-- START Records --
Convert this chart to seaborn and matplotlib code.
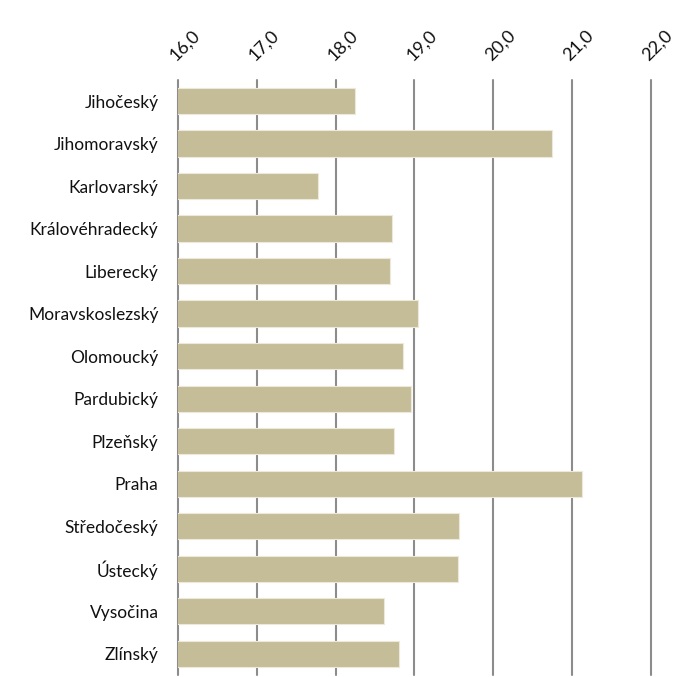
import numpy as np
import pandas as pd
import seaborn as sns
import matplotlib.pyplot as plt

kraje = ['Jihočeský', 'Jihomoravský', 'Karlovarský', 'Královéhradecký', 'Liberecký',
         'Moravskoslezský', 'Olomoucký', 'Pardubický', 'Plzeňský', 'Praha',
         'Středočeský', 'Ústecký', 'Vysočina', 'Zlínský']
hodnoty = [18.25, 20.75, 17.77, 18.72, 18.69, 19.05, 18.85,
           18.96, 18.74, 21.13, 19.56, 19.55, 18.61, 18.80]
ticks = [16, 17, 18, 19, 20, 21, 22]

df = pd.DataFrame({'kraj': kraje, 'hodnota': hodnoty})

sns.set_style("white")
plt.rcParams['font.family'] = ['Lato', 'DejaVu Sans']

fig = plt.figure(figsize=(6.99, 6.77), dpi=100)
ax = fig.add_axes([0.2546, 0.003, 0.6767, 0.879])

sns.barplot(data=df, x='hodnota', y='kraj', color='#c5bd98', saturation=1,
            width=0.62, edgecolor='#ece8da', linewidth=0.8, ax=ax, zorder=2)

ax.set_xlim(16, 22)
ax.set_xticks(ticks)
ax.set_xticklabels([f"{t:.1f}".replace('.', ',') for t in ticks],
                   rotation=45, ha='left', rotation_mode='anchor', fontsize=13)
ax.xaxis.tick_top()
ax.tick_params(axis='x', length=0, pad=12, labelcolor='#111111')
ax.tick_params(axis='y', length=0, pad=14, labelsize=12.5, labelcolor='#111111')
ax.grid(axis='x', color='#8c8c8c', linewidth=1.5, zorder=1)
for g in ax.get_xgridlines():
    g.set_clip_on(False)
ax.set_axisbelow(True)
for s in ax.spines.values():
    s.set_visible(False)
ax.set_xlabel('')
ax.set_ylabel('')

plt.savefig('out.png', dpi=100)
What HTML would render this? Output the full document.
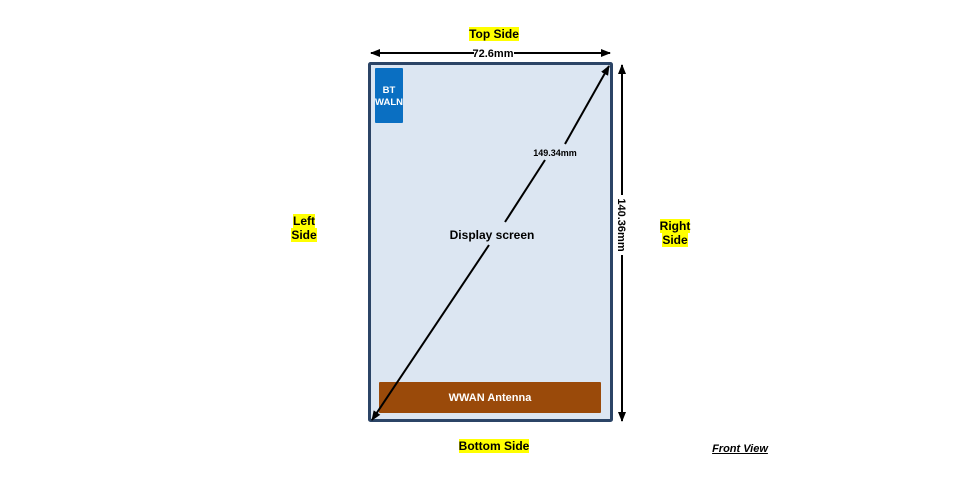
-- END Records --
#### [Directive]
Reproduce the material above exactly, first line through the line that contains "import matplotlib.pyplot as plt", minus the pictures.

#### [The solution]
Convert this chart to seaborn and matplotlib code.
import numpy as np
import pandas as pd
import seaborn as sns
import matplotlib.pyplot as plt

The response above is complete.